Example of a package: Parallel

The parallel package is composed of only six functions that help researchers conduct parallel computing, which is basically a way to speed up the amount of time it takes for R to complete complicated tasks (see Figure 5). This package has a clearly defined purpose. An easy way to learn about packages is to google them.

Figure 5: Parallel Package Information

Figure 5: Parallel Package Information

Best practices: It is best practice to install and/or load packages at the top of your RScript or RMarkdown. This just helps keep everything organized.

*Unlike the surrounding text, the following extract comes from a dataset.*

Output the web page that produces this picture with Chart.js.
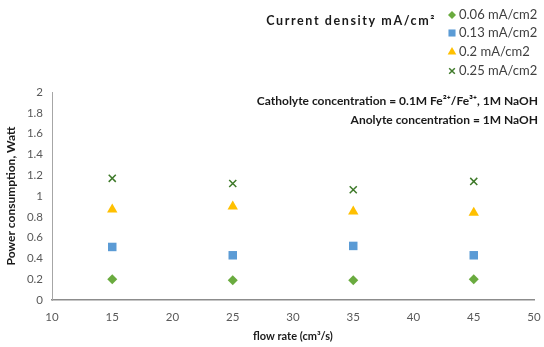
<!DOCTYPE html>
<html><head><meta charset="utf-8">
<script src="https://cdn.jsdelivr.net/npm/chart.js@4"></script>
<style>html,body{margin:0;padding:0;background:#fff}#wrap{width:544px;height:347px;position:relative}</style>
</head><body><div id="wrap"><canvas id="c" width="544" height="347"></canvas></div>
<script>
const flowRates = [15, 25, 35, 45];
const seriesNames = ['0.06 mA/cm2', '0.13 mA/cm2', '0.2 mA/cm2', '0.25 mA/cm2'];
const power006 = [0.20, 0.19, 0.19, 0.20];
const power013 = [0.51, 0.43, 0.52, 0.43];
const power020 = [0.87, 0.90, 0.85, 0.84];
const power025 = [1.17, 1.12, 1.06, 1.14];
const xTicks = [10, 15, 20, 25, 30, 35, 40, 45, 50];
const yTicks = [0, 0.2, 0.4, 0.6, 0.8, 1, 1.2, 1.4, 1.6, 1.8, 2];
const legendTitle = 'Current density mA/cm\u00B2';
const note1 = 'Catholyte concentration = 0.1M Fe\u00B2\u207A/Fe\u00B3\u207A, 1M NaOH';
const note2 = 'Anolyte concentration = 1M NaOH';

const styles = [
  {pointStyle:'rectRot', color:'#6aab3f', radius:5, bw:0},
  {pointStyle:'rect', color:'#5b9bd5', radius:6, bw:0},
  {pointStyle:'triangle', color:'#ffc000', radius:6, bw:0},
  {pointStyle:'crossRot', color:'#3f7a2a', radius:5, bw:1.5}
];
const vals = [power006, power013, power020, power025];
const datasets = vals.map((v,i)=>({
  label: seriesNames[i],
  data: flowRates.map((x,j)=>({x:x, y:v[j]})),
  pointStyle: styles[i].pointStyle,
  pointRadius: styles[i].radius,
  backgroundColor: styles[i].color,
  borderColor: styles[i].color,
  pointBorderWidth: styles[i].bw,
  showLine:false
}));

const FONT = 'Lato, "Open Sans", sans-serif';

const annot = {
  id:'annot',
  afterDraw(chart){
    const ctx = chart.ctx;
    ctx.save();
    ctx.fillStyle = '#1a1a1a';
    ctx.font = 'bold 12.5px ' + FONT;
    ctx.textBaseline = 'middle';
    ctx.textAlign = 'right';
    if ('letterSpacing' in ctx) ctx.letterSpacing = '1.6px';
    ctx.fillText(legendTitle, 436, 21);
    if ('letterSpacing' in ctx) ctx.letterSpacing = '0px';
    const ys = [15, 33, 52, 71];
    ctx.textAlign = 'left';
    ctx.font = '13px ' + FONT;
    for (let i=0;i<4;i++){
      const s = styles[i];
      ctx.fillStyle = s.color; ctx.strokeStyle = s.color;
      ctx.lineWidth = s.bw || 1;
      Chart.helpers.drawPoint(ctx, {pointStyle:s.pointStyle, radius: s.radius-1, borderWidth: s.bw}, 452, ys[i]);
      ctx.fillStyle = '#404040';
      ctx.fillText(seriesNames[i], 459, ys[i]);
    }
    ctx.fillStyle = '#1a1a1a';
    ctx.textAlign = 'right';
    ctx.font = 'bold 12px ' + FONT;
    ctx.fillText(note1, 538, 101);
    ctx.fillText(note2, 538, 120);
    ctx.restore();
  }
};

new Chart(document.getElementById('c'), {
  type:'scatter',
  data:{datasets},
  options:{
    responsive:false, animation:false, devicePixelRatio:1,
    layout:{autoPadding:false, padding:{top:92, right:10, left:0, bottom:0}},
    plugins:{legend:{display:false}, tooltip:{enabled:false}},
    scales:{
      x:{
        type:'linear', min:10, max:50,
        afterBuildTicks(s){ s.ticks = xTicks.map(v=>({value:v})); },
        afterFit(s){ s.height = 47; s.paddingLeft = 0; s.paddingRight = 0; },
        grid:{display:false, drawTicks:false},
        border:{display:true, color:'#8c8c8c', width:1.5},
        ticks:{color:'#595959', font:{family:FONT, size:11.5}, padding:10, maxRotation:0, callback:v=>String(v)},
        title:{display:true, text:'flow rate (cm\u00B3/s)', color:'#1a1a1a', font:{family:FONT, size:11, weight:'bold'}, padding:{top:5}}
      },
      y:{
        min:0, max:2,
        afterBuildTicks(s){ s.ticks = yTicks.map(v=>({value:v})); },
        afterFit(s){ s.width = 52; s.paddingTop = 0; s.paddingBottom = 0; },
        grid:{display:false, drawTicks:false},
        border:{display:true, color:'#a6a6a6', width:1},
        ticks:{color:'#595959', font:{family:FONT, size:11.5}, padding:9, callback:v=>String(v)},
        title:{display:true, text:'Power consumption, Watt', color:'#1a1a1a', font:{family:FONT, size:12, weight:'bold'}, padding:{top:4, bottom:0}}
      }
    }
  },
  plugins:[annot]
});
</script></body></html>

Even if you start working on something and realize partway through coding that you require another package, we typically return to the top of the script and make space to install/load the package.

library(parallel) # here, we load the package. 
# Remember: you will need to re-load your packages that you'd like to use each time you re-open R Studio.

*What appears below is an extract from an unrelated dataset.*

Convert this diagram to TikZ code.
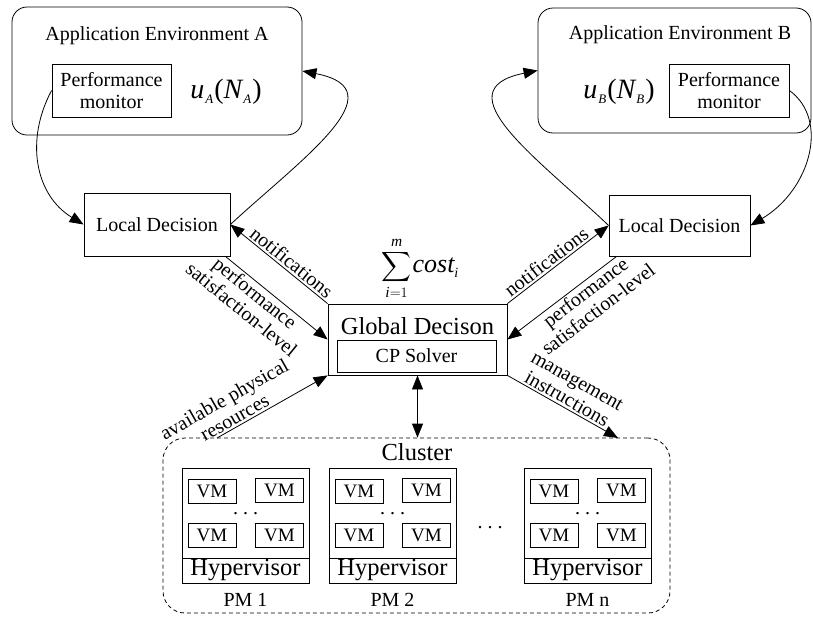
\documentclass[tikz,border=0pt]{standalone}
\usepackage{fontspec}
\setmainfont{Liberation Serif}
\usepackage{amsmath}
\usetikzlibrary{arrows.meta,calc}
\newcommand{\subsA}[1]{\raisebox{-4.5pt}{\fontsize{13}{13}\selectfont\itshape #1}}
\begin{document}
\begin{tikzpicture}[x=1pt,y=-1pt,
  box/.style={draw,line width=0.8pt,inner sep=0pt,align=center},
  txt/.style={font=\fontsize{20}{24}\selectfont},
  big/.style={font=\fontsize{24.5}{26}\selectfont},
  arr/.style={line width=0.8pt,-{Triangle[length=14pt,width=11pt]}},
  darr/.style={line width=0.8pt,{Triangle[length=14pt,width=11pt]}-{Triangle[length=14pt,width=11pt]}},
  lbl/.style={font=\fontsize{20}{21}\selectfont,inner sep=2pt,align=center},
  vmbox/.style={box,minimum width=48pt,minimum height=24pt,font=\fontsize{19}{19}\selectfont},
  pmbox/.style={box,minimum width=127pt,minimum height=115pt},
  hyp/.style={box,minimum width=127pt,minimum height=25pt,font=\fontsize{24.5}{24.5}\selectfont},
]
\useasboundingbox (0,0) rectangle (813,616);

% Application environments
\node[box,rounded corners=15pt,minimum width=290pt,minimum height=128pt] (aea) at (157,71) {};
\node[txt] (aeat) at (157,36) {Application Environment A};
\node[box,txt,minimum width=119pt,minimum height=53pt] (pma) at (111.5,90.5) {Performance\\[-2pt]monitor};
\node[font=\fontsize{28}{28}\selectfont] (ua) at (226,92) {\itshape u\kern1pt\subsA{A}\kern1pt\upshape(\itshape N\kern1pt\subsA{A}\kern1pt\upshape)};

\node[box,rounded corners=15pt,minimum width=273pt,minimum height=125pt] (aeb) at (674.5,70.5) {};
\node[txt] (aebt) at (680,35) {Application Environment B};
\node[box,txt,minimum width=120pt,minimum height=53pt] (pmb) at (729,90.5) {Performance\\[-2pt]monitor};
\node[font=\fontsize{28}{28}\selectfont] (ub) at (619,92) {\itshape u\kern1pt\subsA{B}\kern1pt\upshape(\itshape N\kern1pt\subsA{B}\kern1pt\upshape)};

% Local decisions
\node[box,txt,minimum width=146pt,minimum height=63pt] (lda) at (157,224.5) {Local Decision};
\node[box,txt,minimum width=141pt,minimum height=61pt] (ldb) at (679.5,225.5) {Local Decision};

% Global decision
\node[box,minimum width=179pt,minimum height=71pt] (gd) at (417.5,339.5) {};
\node[big] (gdt) at (417.5,326) {Global Decison};
\node[box,txt,minimum width=159pt,minimum height=32pt] (cps) at (416.5,356) {CP Solver};
\node[font=\fontsize{22}{22}\selectfont,inner sep=0pt] (sum) at (420,268)
  {$\displaystyle\sum_{\text{\itshape i}=1}^{\text{\itshape m}}$\kern1pt\fontsize{26}{26}\selectfont\itshape cost\raisebox{-5pt}{\fontsize{14}{14}\selectfont i}};

% Cluster
\node[draw,dashed,dash pattern=on 4pt off 3pt,line width=0.8pt,rounded corners=22pt,minimum width=507pt,minimum height=175pt,inner sep=0pt] (cluster) at (416.5,525.5) {};
\node[big] (clt) at (417,452) {Cluster};

\foreach \L/\n/\lab in {182/1/PM 1,329/2/PM 2,524/n/PM n}{
  \node[pmbox] (pm\n) at (\L+63.5,525.5) {};
  \node[hyp] (hy\n) at (\L+63.5,570.5) {Hypervisor};
  \node[vmbox] (vma\n) at (\L+30,491.5) {VM};
  \node[vmbox] (vmb\n) at (\L+97.5,490.5) {VM};
  \node[vmbox] (vmc\n) at (\L+30,535) {VM};
  \node[vmbox] (vmd\n) at (\L+97.5,535) {VM};
  \node[txt,inner sep=0pt] (dt\n) at (\L+63.5,514) {.\hspace{5pt}.\hspace{5pt}.};
  \node[txt] (pl\n) at (\L+63.5,600) {\lab};
}
\node[txt,inner sep=0pt] (mdots) at (490,528) {.\hspace{5pt}.\hspace{5pt}.};

\coordinate (clin) at (217,438);
\coordinate (clout) at (618,438);

% Curved feedback arrows
\draw[arr] (pma.west) .. controls (25,140) and (35,195) .. (lda.west);
\draw[arr] (lda.east) .. controls (300,160) and (400,90) .. (aea.east);
\draw[arr] (ldb.west) .. controls (540,160) and (440,90) .. (aeb.west);
\draw[arr] (pmb.east) .. controls (830,120) and (810,190) .. (ldb.east);

% Straight arrows
\draw[arr] (gd.north west) -- node[lbl,sloped,above,pos=0.43]{notifications} (lda.east);
\draw[arr] ([xshift=-5pt]lda.south east) -- node[lbl,sloped,below,pos=0.35]{performance\\satisfaction-level} (gd.west);
\draw[arr] (gd.north east) -- node[lbl,sloped,above,pos=0.44]{notifications} (ldb.west);
\draw[arr] ([xshift=8pt]ldb.south west) -- node[lbl,sloped,below,pos=0.34]{performance\\satisfaction-level} (gd.east);
\draw[arr] (clin) -- node[lbl,sloped,above,pos=0.2]{available physical\\resources} (gd.south west);
\draw[arr] (gd.south east) -- node[lbl,sloped,above,pos=0.5]{management\\instructions} (clout);
\draw[darr] (gd.south) -- (gd.south |- cluster.north);
\end{tikzpicture}
\end{document}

Some packages are apart of what we call “Base R” meaning they come essentially pre-installed in RStudio. To use them, we only need to load the package. This is the case for the parallel package: if we were to try to install the package, we received the following error message: Warning in install.packages : package ‘parallel’ is a base package, and should not be updated.

Example of a package: Tidyverse

Most packages that you’ll be loading and working with are NOT part of Base R. One such package is the tidyverse package, which is actually a package that is a collection of packages (confusing right?). All this means is that when we load tidyverse, we are loading all of the packages contained inside of tidyverse, such as dplyr, tidyr, ggplot2 etc. Don’t worry too much about this - all you need to remember is that tidyverse is a useful package for Data Science as it contains functions that help us wrangle and plot data - the focus of our course.

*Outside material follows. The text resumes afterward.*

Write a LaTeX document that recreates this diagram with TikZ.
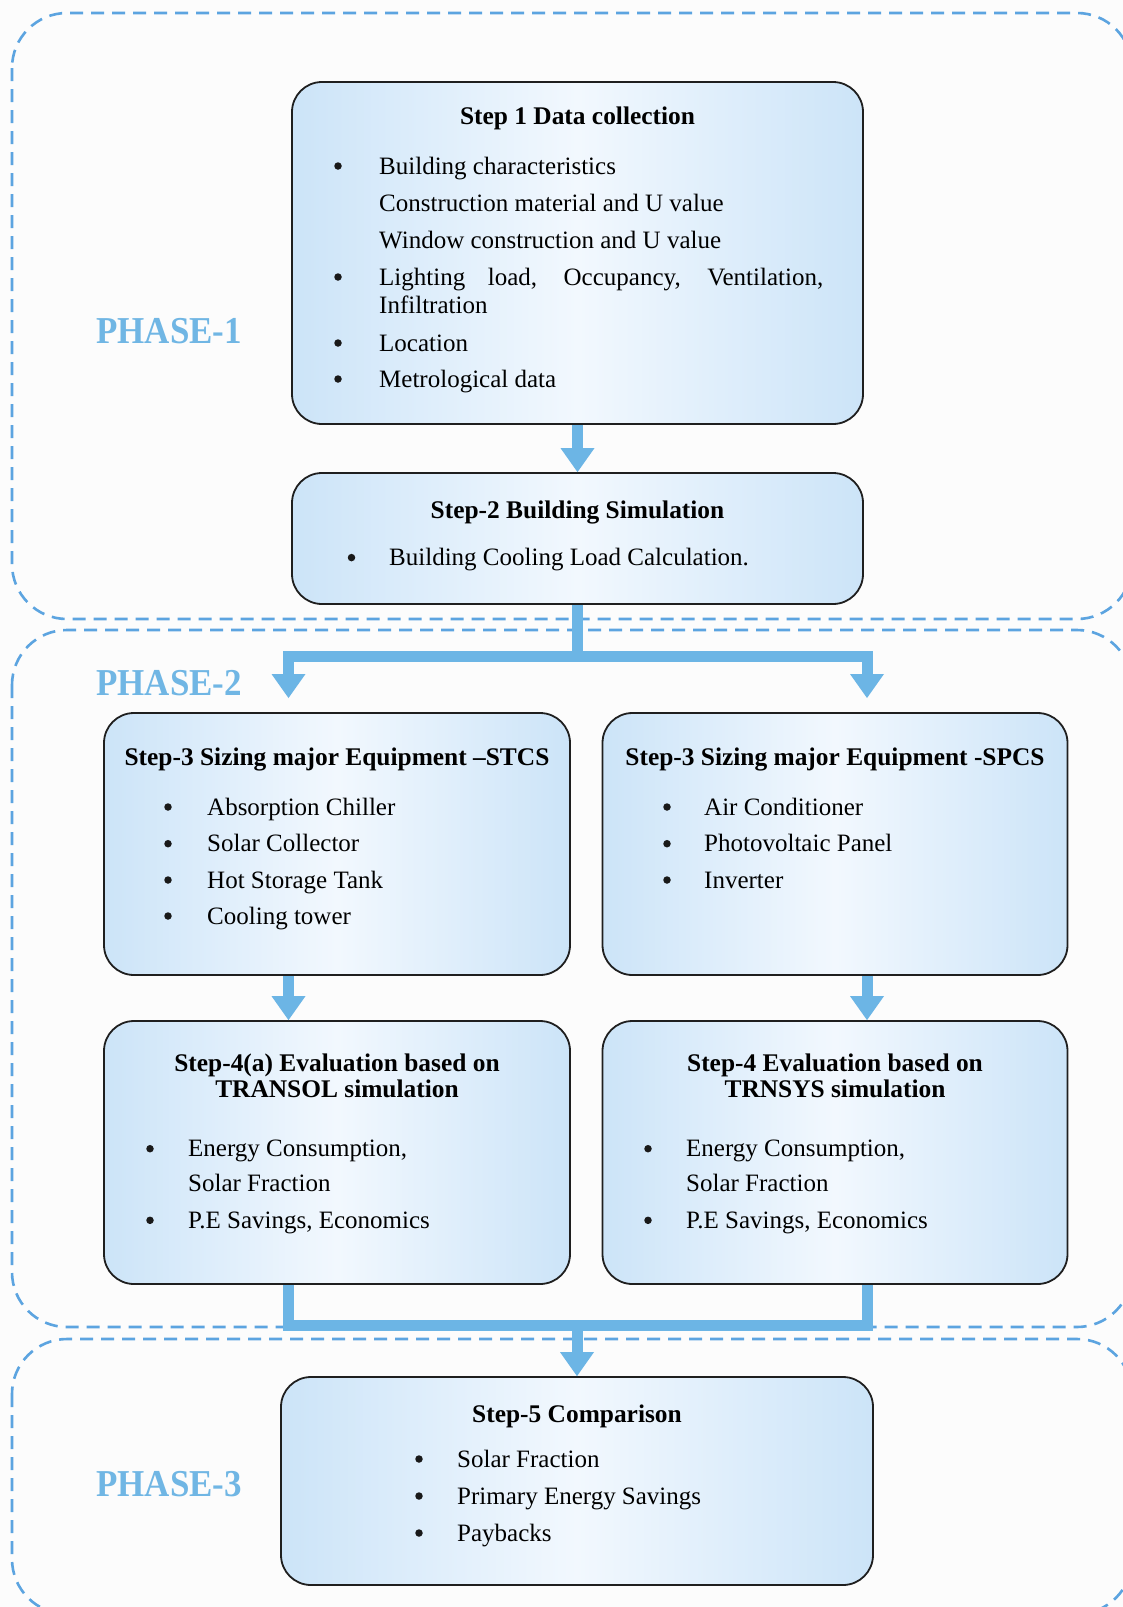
\documentclass[tikz,border=0pt]{standalone}
\usepackage{fontspec}
\setmainfont{Liberation Serif}
\usetikzlibrary{arrows.meta,calc}
\definecolor{arrowblue}{RGB}{108,181,229}
\definecolor{dashblue}{RGB}{92,164,224}
\definecolor{phaseblue}{RGB}{112,182,228}
\definecolor{boxout}{RGB}{204,228,248}
\definecolor{boxin}{RGB}{242,248,254}
\definecolor{bgcol}{RGB}{252,252,252}
\newcommand\bodyfnt{\fontsize{25}{30}\selectfont}
\newcommand\ttlfnt{\fontsize{25.4}{26}\selectfont\bfseries}
\newcommand\phfnt{\fontsize{38}{40}\selectfont\bfseries}
\begin{document}
\begin{tikzpicture}[x=1pt,y=-1pt,
  stepbox/.style={draw=black!88,line width=1.8pt,rounded corners=30pt,inner sep=0pt,left color=boxout,right color=boxout,middle color=boxin},
  phasebox/.style={draw=dashblue,line width=2.6pt,dash pattern=on 13pt off 8pt,rounded corners=55pt},
  phaselbl/.style={anchor=base west,inner sep=0pt,text=phaseblue,font=\phfnt},
  ttl/.style={anchor=base,inner sep=0pt,font=\ttlfnt},
  txt/.style={anchor=base west,inner sep=0pt,font=\bodyfnt},
  dot/.style={circle,fill=black!90,inner sep=0pt,minimum size=7.5pt,yshift=8pt},
  shaft/.style={draw=arrowblue,line width=11pt},
  arr/.style={draw=arrowblue,line width=11pt,-{Triangle[width=34pt,length=24pt,line width=0pt]}}
]
\useasboundingbox (0,0) rectangle (1123,1607);
\clip (0,0) rectangle (1123,1607);
\fill[bgcol] (0,0) rectangle (1123,1607);

% phase regions
\draw[phasebox] (12,13) rectangle (1132,619);
\draw[phasebox] (12,630) rectangle (1132,1327);
\draw[phasebox] (12,1339) rectangle (1132,1614);

\node[phaselbl] (ph1) at (96,343) {\scalebox{0.92}[1]{PHASE-1}};
\node[phaselbl] (ph2) at (96,695) {\scalebox{0.92}[1]{PHASE-2}};
\node[phaselbl] (ph3) at (96,1496) {\scalebox{0.92}[1]{PHASE-3}};

% boxes
\node[stepbox,minimum width=571pt,minimum height=342pt] (b1) at (577.5,253) {};
\node[stepbox,minimum width=571pt,minimum height=131pt] (b2) at (577.5,538.5) {};
\node[stepbox,minimum width=466pt,minimum height=262pt] (b3l) at (337,844) {};
\node[stepbox,minimum width=465pt,minimum height=262pt] (b3r) at (835,844) {};
\node[stepbox,minimum width=466pt,minimum height=263pt] (b4l) at (337,1152.5) {};
\node[stepbox,minimum width=465pt,minimum height=263pt] (b4r) at (835,1152.5) {};
\node[stepbox,minimum width=592pt,minimum height=208pt] (b5) at (577,1481) {};

% box 1 text
\node[ttl] (b1t) at (577.5,124.3) {Step 1 Data collection};
\node[dot] (b1d1) at (338,174) {};
\node[txt] (b1i1) at (379,174) {Building characteristics};
\node[txt] (b1i2) at (379,211) {Construction material and U value};
\node[txt] (b1i3) at (379,248) {Window construction and U value};
\node[dot] (b1d2) at (338,285) {};
\node[txt] (b1i4) at (379,285) {\makebox[444pt][s]{Lighting load, Occupancy, Ventilation,}};
\node[txt] (b1i5) at (379,313) {Infiltration};
\node[dot] (b1d3) at (338,351) {};
\node[txt] (b1i6) at (379,351) {Location};
\node[dot] (b1d4) at (338,387) {};
\node[txt] (b1i7) at (379,387) {Metrological data};

% box 2 text
\node[ttl] (b2t) at (577.5,518.5) {Step-2 Building Simulation};
\node[dot] (b2d1) at (351.5,565.6) {};
\node[txt] (b2i1) at (389,565.6) {Building Cooling Load Calculation.};

% box 3 left
\node[ttl] (b3lt) at (337,765) {Step-3 Sizing major Equipment –STCS};
\node[dot] (b3ld1) at (168,815) {};
\node[txt] (b3li1) at (207,815) {Absorption Chiller};
\node[dot] (b3ld2) at (168,851.7) {};
\node[txt] (b3li2) at (207,851.7) {Solar Collector};
\node[dot] (b3ld3) at (168,888) {};
\node[txt] (b3li3) at (207,888) {Hot Storage Tank};
\node[dot] (b3ld4) at (168,924) {};
\node[txt] (b3li4) at (207,924) {Cooling tower};

% box 3 right
\node[ttl] (b3rt) at (835,765) {Step-3 Sizing major Equipment -SPCS};
\node[dot] (b3rd1) at (667,815) {};
\node[txt] (b3ri1) at (704,815) {Air Conditioner};
\node[dot] (b3rd2) at (667,851.7) {};
\node[txt] (b3ri2) at (704,851.7) {Photovoltaic Panel};
\node[dot] (b3rd3) at (667,888) {};
\node[txt] (b3ri3) at (704,888) {Inverter};

% box 4 left
\node[ttl] (b4lt1) at (337,1071.7) {Step-4(a) Evaluation based on};
\node[ttl] (b4lt2) at (337,1097) {TRANSOL simulation};
\node[dot] (b4ld1) at (150,1156.7) {};
\node[txt] (b4li1) at (188,1156.7) {Energy Consumption,};
\node[txt] (b4li2) at (188,1191.7) {Solar Fraction};
\node[dot] (b4ld2) at (150,1228.3) {};
\node[txt] (b4li3) at (188,1228.3) {P.E Savings, Economics};

% box 4 right
\node[ttl] (b4rt1) at (835,1071.7) {Step-4 Evaluation based on};
\node[ttl] (b4rt2) at (835,1097) {TRNSYS simulation};
\node[dot] (b4rd1) at (648,1156.7) {};
\node[txt] (b4ri1) at (686,1156.7) {Energy Consumption,};
\node[txt] (b4ri2) at (686,1191.7) {Solar Fraction};
\node[dot] (b4rd2) at (648,1228.3) {};
\node[txt] (b4ri3) at (686,1228.3) {P.E Savings, Economics};

% box 5
\node[ttl] (b5t) at (577,1422) {Step-5 Comparison};
\node[dot] (b5d1) at (419,1467) {};
\node[txt] (b5i1) at (457,1467) {Solar Fraction};
\node[dot] (b5d2) at (419,1504) {};
\node[txt] (b5i2) at (457,1504) {Primary Energy Savings};
\node[dot] (b5d3) at (419,1541) {};
\node[txt] (b5i3) at (457,1541) {Paybacks};

% connector coordinates
\coordinate (j1) at (577.5,656);
\coordinate (t3l) at (288.5,698);
\coordinate (t3r) at (867,698);
\coordinate (j2) at (577,1325.5);

% connectors
\draw[arr] (b1.south) -- (b2.north);
\draw[shaft] (b2.south) -- (j1);
\draw[arr] (j1) -| (t3l);
\draw[arr] (j1) -| (t3r);
\draw[arr] (b3l.south -| t3l) -- (b4l.north -| t3l);
\draw[arr] (b3r.south -| t3r) -- (b4r.north -| t3r);
\draw[shaft] (b4l.south -| t3l) |- (j2) -| (b4r.south -| t3r);
\draw[arr] (j2) -- (b5.north);
\end{tikzpicture}
\end{document}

In order to use the functions inside of the tidyverse package, we need to install the package. Once the package has been installed into our RStudio, we can load the package at the start of each R session. In other words, you will “install” a package typically once in your RStudio’s lifetime, and after that, you will simply load it each time you re-open RStudio.

install.packages("tidyverse") # here, we install the package.
library(tidyverse) # here, we load the package. You will need to re-load your packages that you'd like to use each time you re-open R Studio.

Annotating your code

It is best practice to annotate your code in R. Annotating code refers to writing comments as you code to better help yourself and others understand what you’re doing.

We can use the # symbol directly embedded in our code in order to tell R that the text that follows the # is not meant to executed (or run). In other words, we’re telling R that anything we write that follows # is our own notes and it is not a command for the computer.

# Below, I use the # symbol to annotate my code and remind myself what each line of code does. 

# Create an object called check
check <- "dog" # save the word "dog" as an object called check 
print(check) # print check to make sure that it shows "dog" 
## [1] "dog"

Saving the global environment

In order to be able to re-open an R Script or R Markdown document and pick up exactly where we left off, we need to save both the R Script/R Markdown AS WELL AS the global environment. Remember, the global environment is where saved “objects” are displayed. If we want to be able to return to a script while keeping all of the objects we’ve saved, we need to remember to save the global environment.

How do we save our global environment?

First, make sure that your working directory is set to the folder where your script is saved.

Second, use save.image(). The save.image() function will save all of the objects in your global environment. You will need to provide a name for the file using the file = argument and then specifying the file name in quotation marks. Be sure that the file name has .RData at the end of it, which specifies the file format. If you fail to include it, R will not store your global environment properly and the file will not open.

save.image(file = "global-environment-Lecture2.RData") # REMEMBER: put .RData at the end of the file name

Note: another option is to use “Projects” to save your scripts and the associated global environment. For the purpose of this course, we will not be using projects.

Important steps when working in a script/markdown documents:

Generally, you would follow these steps when you start working on a new script in R:

  1. Open R Studio on your computer.

  2. Open a new R script or R Markdown document where you will write your code (e.g. File -> New File -> R Markdown).

  3. Set your working directory to a new folder for this particular project or lecture. Ensure all of the data you’re working with for this particular script is also saved in this same folder (e.g. Session -> Set Working Directory -> Choose Directory… ).

  4. Load the packages that house the functions that you’ll be using in the script. (Remember, it’s okay if you forget to load a package or two, you can return to the top of the script later on to load them.)

  5. Do your work! Write your code, execute it, comment your code etc.

  6. When you’re finished working on your script, save it. (e.g. File -> Save As…) (You might also consider saving your script as you go so if R crashes or gets closed accidentially, you’ll have the last saved version of the script.)

  7. Before closing RStudio, save the global environment so that when you re-open the script, you can also re-open the global environment and have all of the previously saved objects, dataframes etc. as they appeared the last time you were working on this script/markdown document.

Some Helpful RStudio options

  • Highlight R function calls (Tools > Global Options > Code > Display)
  • Rainbow parentheses (Tools > Global Options > Code > Display)
  • Using a dark theme can help reduce eye strain (Tools > Global Options > Appearance > Editor Theme)

Exercises:

  • Open a new R Script. Save it as “Exercises-Lecture2”. It may be helpful to put it into its own folder/subfolder for this week (follow the steps above to set the working directory to this folder).
  • Create an object called “country” and list the names of five different countries.
  • Create an object called “age” and list ten ages. If you save ‘age’, are you able to re-open in RStudio? If not, why didn’t it work (hint check that you’ve set the working directory properly, check that you listed the name of the object correctly with the “” around it and .RData at the end)
  • Try changing some of the RStudio display options (e.g., select a dark theme or enable rainbow parentheses). Find what works best for you.